The combustion engine will continue to be the most commonly used powertrain in vehicles for many years to come. That’s why it’s imperative to continue to improve the efficiency of combustion engines. There are innovative impulses from Japan and synthetic fuels could also play an increasingly important role in the future.
The 7th International Engine Congress 2020 on Feb. 18-19, 2020, in Baden-Baden, Germany will consider current developments in car and truck engines as well as innovative fuels.
According to experts, despite the electrification of vehicles, the majority will still be equipped with a combustion engine by the year 2040. As a result, the efficiency of combustion engines must be improved to reduce global CO2 emissions. That’s why it’s necessary to develop new combustion concepts, which minimize energy losses in the engine.

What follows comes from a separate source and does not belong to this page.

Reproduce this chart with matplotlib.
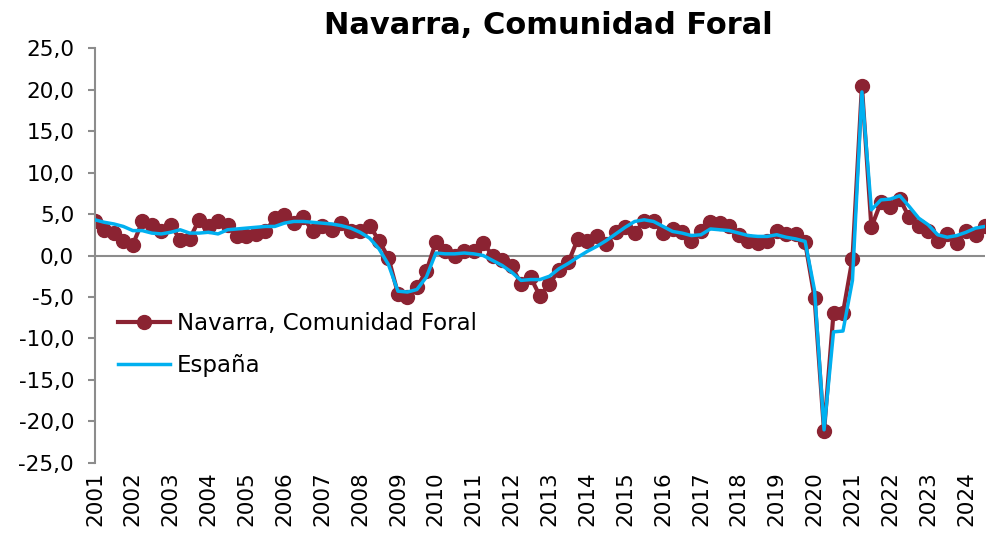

Japan is a pioneer in internal combustion engine development
Professor Norimasa Iida has been an expert in high heat efficiency and low-emission combustion engines. His work is based on experimental combustion diagnostics with optical and conventional methods as well as detailed digital simulation and on-board emission measurement. This has led Iida to develop strategies and practices that could substantially reduce air pollution in cities. He has been commissioned by the Japanese government to design a more efficient combustion engine. The cabinet office has organized a pilot project for innovative combustion technology as part of a cross-ministry program for the advancement of strategic innovation (SIP). SIP is a national project from the council for the advancement of science, technology and innovation in Japan. Iida will speak about his highly efficient combustion technology for engines with a thermal coefficient at the 7th International Engine Congress 2020 on the 18th and 19th of February in Baden-Baden, Germany.
One further beacon of hope for combustion engines are synthetic fuels. They can make both gasoline and diesel engines cleaner. However, their industrial production is still causing experts problems. Electricity is needed to produce these fuels. According to a recent study by the Öko Institute, that’s why they can only really be climate neutral if at least 75 percent of the electricity used comes from renewable sources. The amount of renewable energy needed for the production of synthetic fuels must be covered by the expansion of renewables regardless of where the production sites are situated.
Dr. Hermann Pengg-Bührlen from Audi will present cost-efficient and sustainable automobiles at the International Engine Congress 2020. His research objects are vehicles with various powertrain technologies and energy sources. He values national potential for synthetic fuels and rates renewable energy sources based on their costs and emission factors.